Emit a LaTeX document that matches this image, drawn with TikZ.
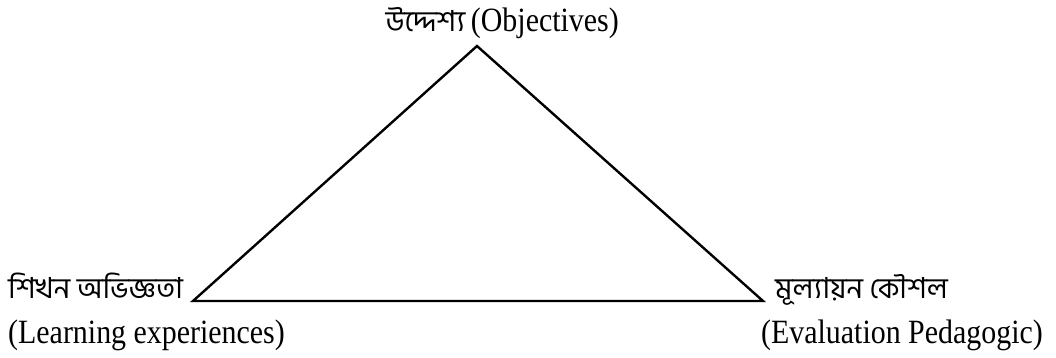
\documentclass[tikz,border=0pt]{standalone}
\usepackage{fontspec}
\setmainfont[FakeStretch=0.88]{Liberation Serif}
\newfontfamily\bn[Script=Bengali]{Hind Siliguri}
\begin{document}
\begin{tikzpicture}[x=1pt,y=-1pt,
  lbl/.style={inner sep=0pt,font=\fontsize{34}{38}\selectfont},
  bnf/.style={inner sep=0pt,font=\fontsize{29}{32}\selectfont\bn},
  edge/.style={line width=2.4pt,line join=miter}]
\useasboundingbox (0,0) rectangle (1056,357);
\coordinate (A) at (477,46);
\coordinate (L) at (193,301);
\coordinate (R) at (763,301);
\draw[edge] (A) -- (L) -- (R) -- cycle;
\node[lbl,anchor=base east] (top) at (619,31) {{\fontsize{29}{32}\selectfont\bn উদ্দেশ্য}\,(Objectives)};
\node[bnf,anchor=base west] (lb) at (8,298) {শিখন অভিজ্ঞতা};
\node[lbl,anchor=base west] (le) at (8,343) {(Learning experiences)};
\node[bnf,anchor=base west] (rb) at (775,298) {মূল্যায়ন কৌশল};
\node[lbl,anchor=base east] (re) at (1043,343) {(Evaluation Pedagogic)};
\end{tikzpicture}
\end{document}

▶ _Required task_
Make an exact reproduction of the listing above, without any pictures.

▶ _Solution for this task_
Emit a LaTeX document that matches this image, drawn with TikZ.
\documentclass[tikz,border=0pt]{standalone}
\usepackage{fontspec}
\setmainfont[FakeStretch=0.88]{Liberation Serif}
\newfontfamily\bn[Script=Bengali]{Hind Siliguri}
\begin{document}
\begin{tikzpicture}[x=1pt,y=-1pt,
  lbl/.style={inner sep=0pt,font=\fontsize{34}{38}\selectfont},
  bnf/.style={inner sep=0pt,font=\fontsize{29}{32}\selectfont\bn},
  edge/.style={line width=2.4pt,line join=miter}]
\useasboundingbox (0,0) rectangle (1056,357);
\coordinate (A) at (477,46);
\coordinate (L) at (193,301);
\coordinate (R) at (763,301);
\draw[edge] (A) -- (L) -- (R) -- cycle;
\node[lbl,anchor=base east] (top) at (619,31) {{\fontsize{29}{32}\selectfont\bn উদ্দেশ্য}\,(Objectives)};
\node[bnf,anchor=base west] (lb) at (8,298) {শিখন অভিজ্ঞতা};
\node[lbl,anchor=base west] (le) at (8,343) {(Learning experiences)};
\node[bnf,anchor=base west] (rb) at (775,298) {মূল্যায়ন কৌশল};
\node[lbl,anchor=base east] (re) at (1043,343) {(Evaluation Pedagogic)};
\end{tikzpicture}
\end{document}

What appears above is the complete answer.